Republicans are starting a TV offensive in battleground states to say Sen. Barack Obama is ignoring energy solutions, as both presidential candidates prepare for a weeklong campaign focus on the economy.
The Republican National Committee is airing an ad that says the party’s presumptive nominee, Sen. John McCain, has a “balanced plan” to address record-high gas prices and environmental concerns and that the senator from Arizona is “pushing his own party to face climate change.”
“But Barack Obama? For conservation, but he just says no to lower gas taxes. No to nuclear. No to more production. No new solutions,” a narrator says. “Barack Obama: just the party line.”
The spot will run in Ohio, Pennsylvania, Michigan and Wisconsin. Both parties have identified these states as critical battlegrounds for the Nov. 4 general election, and both candidates have made multiple visits.
The RNC plans to spend about $3 million on the ad, its first that targets Mr. Obama, the presumptive Democratic presidential nominee.
An Obama campaign spokesman labeled the ad an “attack” and said the energy crisis can be solved only through honest debate.
“There’s a real choice in this election between John McCain’s promise to continue the Bush approach of trying to drill our way out of our energy crisis - which even he admits won’t lower prices this summer - or Barack Obama’s plan to provide meaningful short-term relief for our families and to make a historic investment in alternative energy development that will create millions of new jobs, keep the cost of energy affordable and secure our energy independence once and for all,” Obama spokesman Hari Sevugan said.
The Republican ad accuses Mr. Obama of saying “no to nuclear,” though the senator from Illinois has been criticized by environmentalists for his qualified past support for nuclear power. Mr. Obama has panned Mr. McCain’s proposal for 45 new nuclear reactors by 2030.
The RNC cites a December campaign stop in Newton, Iowa, where Mr. Obama told voters, “I am not a nuclear energy proponent.” A recent McCain Web ad used a longer version of the same remark while arguing that Mr. Obama says “no” to “clean, safe nuclear energy.”
Both ads omit the context of the remark, which Mr. Obama made in response to a young caucus participant who told the Democrat that she was “still concerned” about his support for nuclear power given its safety risks.

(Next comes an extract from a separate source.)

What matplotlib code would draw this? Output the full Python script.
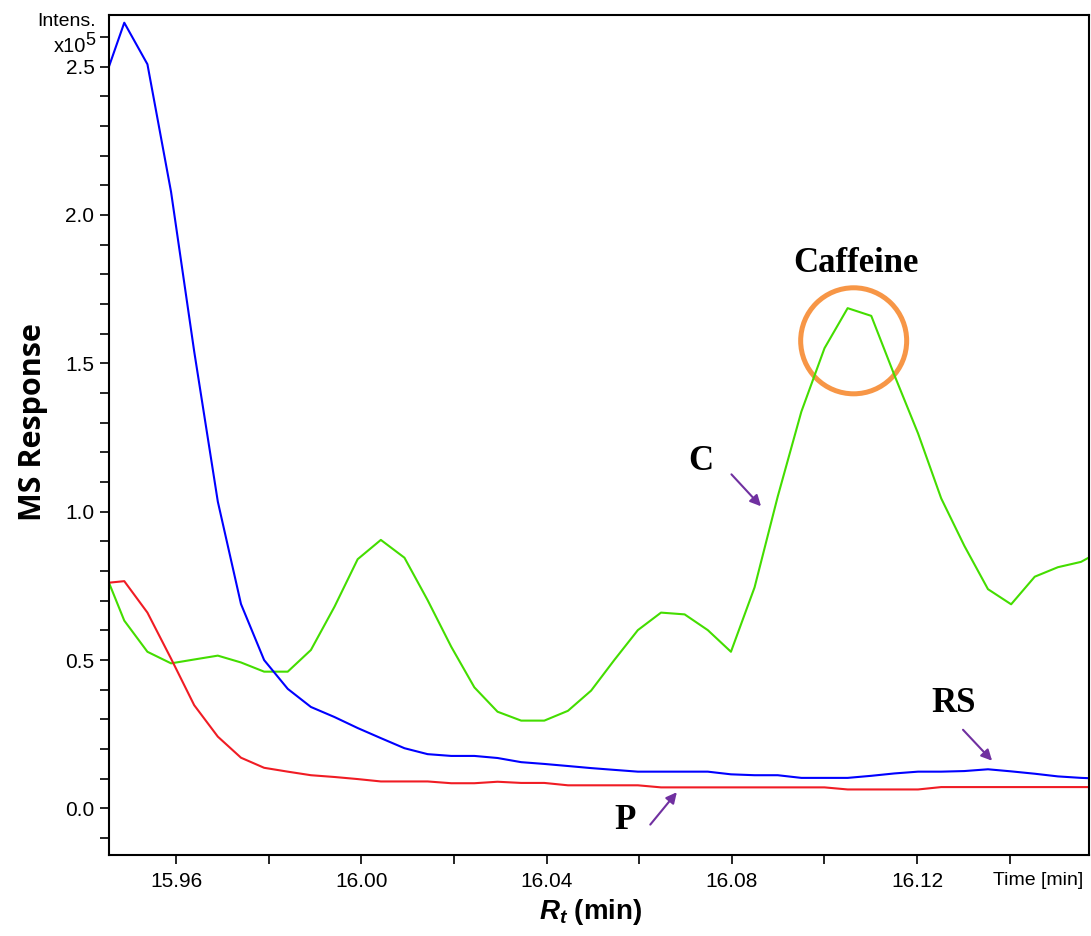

“I start off with the premise that nuclear energy is not optimal. I am not a nuclear energy proponent,” Mr. Obama said. “I have not ruled out nuclear as part of that package but only so far as it is clean and safe. I have the same attitude with respect to coal. We’ve got to try everything to see what works.”
Mr. Obama said that until the nation can solve safety and storage issues and “can produce clean, safe energy without enormous subsidies from the U.S. government, I don’t think that’s the best option. I am much more interested in solar and wind and biodiesel.”
During a meeting with Democratic governors last month, Mr. Obama said nuclear power is not a “panacea” for the energy crisis.
Mr. McCain also said his energy policy would include a mix of alternative sources along with offshore oil drilling.
The Democratic National Committee, lagging the RNC in fundraising, has been producing Web ads targeting Mr. McCain on the economy.
The latest, titled “Jobs First,” attempts to link Mr. McCain with President Bush. It features both the president and Mr. McCain saying the “fundamentals” of the nation’s economy “are strong.”
The Obama campaign issued a memo arguing that the two Republicans make similar points.
On Monday, Mr. McCain will hold a town hall meeting in Denver on job creation while Mr. Obama campaigns in Charlotte, N.C.
The rest of the week, Mr. Obama will make stops in Georgia, Ohio and Virginia as part of a weeklong economic focus in states that Mr. Bush carried in 2004.